Qwen3-Next
Architecture, Linear Attention, and MTP
- Discussion highlights Qwen3‑Next’s hybrid architecture (linear attention, Gated Delta/Attention, MoE) as a genuine departure from “standard” transformer stacks.
- Multi‑Token Prediction (MTP) is seen as a key innovation: predicts multiple future tokens with a shared head, avoiding huge extra unembedding matrices.
- Several comments unpack how MTP enables self‑speculative decoding: generate token n with the full model and speculative n+1…n+k cheaply, then validate; if guesses are right, you effectively batch ahead “for free.”
- Some confusion around speculative decoding mechanics is resolved: “checking” still costs a forward pass, but batching and reuse across turns makes it worthwhile.

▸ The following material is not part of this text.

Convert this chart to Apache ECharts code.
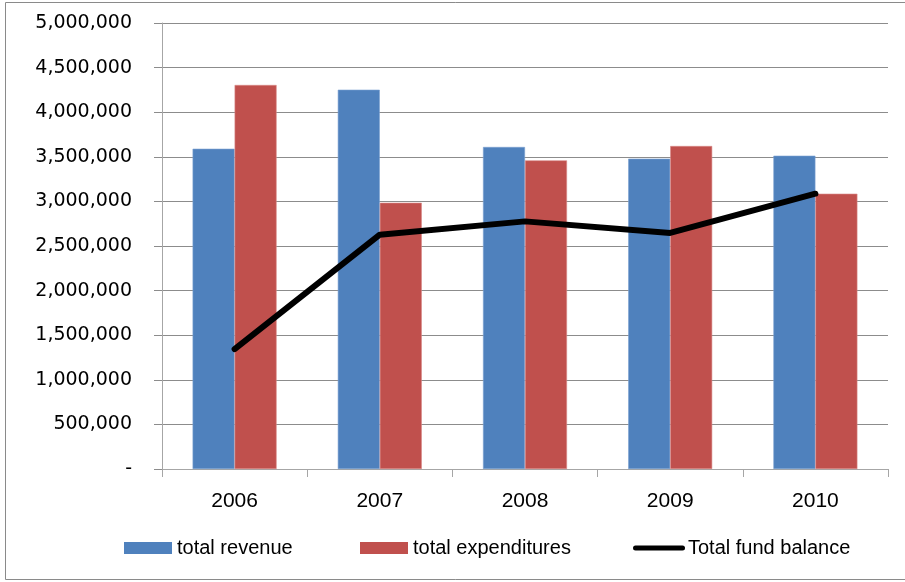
<!DOCTYPE html>
<html>
<head>
<meta charset="utf-8">
<script src="https://cdn.jsdelivr.net/npm/echarts@6/dist/echarts.min.js"></script>
<style>
html,body{margin:0;padding:0;background:#fff;}
#c{width:905px;height:582px;}
</style>
</head>
<body>
<div id="c"></div>
<script>
var categories = ['2006', '2007', '2008', '2009', '2010'];
var totalRevenue = [3590000, 4252000, 3610000, 3479000, 3512000];
var totalExpenditures = [4305000, 2985000, 3460000, 3621000, 3086000];
var totalFundBalance = [1345000, 2627000, 2776000, 2646000, 3086000];
var yTicks = { min: 0, max: 5000000, interval: 500000 };

function fmt(v) {
  if (v === 0) return '-';
  return String(v).replace(/\B(?=(\d{3})+(?!\d))/g, ',');
}

var chart = echarts.init(document.getElementById('c'), null, { renderer: 'canvas' });
var legendText = { fontFamily: 'Liberation Sans', fontSize: 20, color: '#000', lineHeight: 22 };
var legendBase = { itemGap: 0, padding: 0, top: 537, textStyle: legendText, itemStyle: { borderWidth: 0 } };
chart.setOption({
  animation: false,
  backgroundColor: '#fff',
  graphic: [{
    type: 'rect',
    shape: { x: 5.5, y: 2.5, width: 910, height: 577 },
    style: { fill: 'none', stroke: '#8a8a8a', lineWidth: 1 },
    silent: true
  }],
  grid: { left: 162, right: 17, top: 23, bottom: 113, containLabel: false },
  legend: [
    Object.assign({}, legendBase, { data: [{ name: 'total revenue', icon: 'rect' }], left: 124, itemWidth: 48, itemHeight: 12 }),
    Object.assign({}, legendBase, { data: [{ name: 'total expenditures', icon: 'rect' }], left: 360, itemWidth: 48, itemHeight: 12 }),
    Object.assign({}, legendBase, { data: [{ name: 'Total fund balance', icon: 'path://M2.5,0 H49.5 A2.5,2.5 0 0 1 49.5,5 H2.5 A2.5,2.5 0 0 1 2.5,0 Z' }], left: 633, itemWidth: 52, itemHeight: 5, textStyle: Object.assign({}, legendText, { padding: [0, 0, 0, -2] }) })
  ],
  xAxis: {
    type: 'category',
    data: categories,
    boundaryGap: true,
    axisLine: { lineStyle: { color: '#a6a6a6', width: 1 } },
    axisTick: { show: true, length: 8, lineStyle: { color: '#a6a6a6' }, alignWithLabel: false },
    axisLabel: { fontFamily: 'Liberation Sans', fontSize: 21, color: '#000', margin: 20, lineHeight: 24 },
    splitLine: { show: false }
  },
  yAxis: {
    type: 'value',
    min: yTicks.min,
    max: yTicks.max,
    interval: yTicks.interval,
    axisLine: { show: true, lineStyle: { color: '#a6a6a6', width: 1 } },
    axisTick: { show: true, length: 8, lineStyle: { color: '#8c8c8c' } },
    axisLabel: { fontFamily: 'DejaVu Sans', fontSize: 19, color: '#000', margin: 30, formatter: fmt },
    splitLine: { show: true, lineStyle: { color: '#8c8c8c', width: 1 } }
  },
  series: [
    {
      name: 'total revenue', type: 'bar', data: totalRevenue,
      barWidth: 42, barGap: '0%',
      itemStyle: { color: '#4F81BD', borderColor: '#7a9fd0', borderWidth: 0.6 }
    },
    {
      name: 'total expenditures', type: 'bar', data: totalExpenditures,
      barWidth: 42, barGap: '0%',
      itemStyle: { color: '#C0504D', borderColor: '#d98a88', borderWidth: 0.6 }
    },
    {
      name: 'Total fund balance', type: 'line', data: totalFundBalance,
      symbol: 'none', color: '#000',
      lineStyle: { color: '#000', width: 6, cap: 'round', join: 'round' },
      itemStyle: { color: '#000' },
      z: 5
    }
  ]
});
</script>
</body>
</html>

MTP itself mainly helps inference, not pretraining.
Quality, Steerability, and Overfitting
- One thread claims Qwen models feel overfit and “stubborn”: great at known patterns (standard math/coding tasks) but hard to steer into alternative reasoning modes or code understanding/reversal.
- Compared to top closed models, people report weaker out‑of‑distribution generalization and steerability, with some users also seeing odd, almost “fraying” dialogue and hallucinations.
- ASCII SpongeBob is used as a memorization probe; larger Qwen coder variants often reproduce a specific web ASCII, suggesting rote recall. Some argue this indicates strong learning; others see it as memorization over generalization.
MoE Efficiency, VRAM, and Local Running
- Enthusiasm around MoE: 80B total parameters with ~3B active per token, often running as fast as or faster than mid‑size dense models.
- Extensive debate on VRAM requirements: rule‑of‑thumb parameter→memory conversions, impact of 4‑bit quantization, and how much can be offloaded to CPU RAM.
- Disagreement over practical CPU/GPU swapping of experts: some report usable setups with partial offload; others point to massive bandwidth penalties and 5× slower generation when experts run on CPU.
- Users confirm fully offline use is possible; estimates range from ~50–200GB RAM (or mixed VRAM+RAM) for comfortable runs.
Context Length and Long-Context Behavior
- Qwen3‑Next advertises 262k native context and up to 1M with RoPE scaling (YaRN), but Qwen’s hosted chat currently exposes only 262k, so some stick to earlier 1M‑context models.
- Several argue that nominal context length ≠ reliable retrieval: many frontier models degrade badly when context is saturated, though others report good multi‑hundred‑kilotoken workflows (e.g., entire repos as XML).
Benchmarks, Comparisons, and Skepticism
- The blog claims Qwen3‑Next‑80B matches the larger 235B MoE on many tasks and outperforms it on ultra‑long‑context; some users testing it disagree, finding it clearly weaker than 235B and only around GPT‑OSS‑20B on one coding benchmark.
- Concerns are raised about “benchmaxxing” in 2025; some want to see results on independent closed benchmarks and broad suites before trusting the claims.
- Others report strong subjective impressions: chat quality close to the 235B model but noticeably faster, and very competitive pricing on some hosting platforms.
MoE vs Dense and Ecosystem Direction
- Commenters frame Qwen3‑Next as evidence that large sparse MoE is now decisively better than older 70B+ dense models on a speed–quality basis.
- There is debate over how novel Qwen’s contribution really is, given that state‑of‑the‑art closed models have been MoE for some time; nonetheless, many see Qwen as pushing open‑weights MoE forward more aggressively than previous releases.
Compute Demand and Jevons-Style Arguments
- Some speculate that 10× efficiency gains could undercut the business case for massive new datacenters and cloud LLM APIs.
- Others counter with Jevons‑style reasoning: cheaper, faster inference will enable more demanding models, higher reasoning budgets, continuous agents, and pervasive embedding in software, driving more total compute, not less.
- There’s disagreement on current AI penetration in domains like customer support and software engineering, but broad consensus that much potential demand remains untapped.
Miscellaneous Notes
- Newcomers express confusion over text vs image variants; commenters clarify that Qwen3‑Next is text‑only, separate from Qwen Image models.
- Some users report “strange hallucinations” and unstable behavior; others praise the model’s long‑context performance and Alibaba’s steady cadence of strong open releases.
- Minor grumbling about the “Next” naming convention and broken content loading on the Qwen website.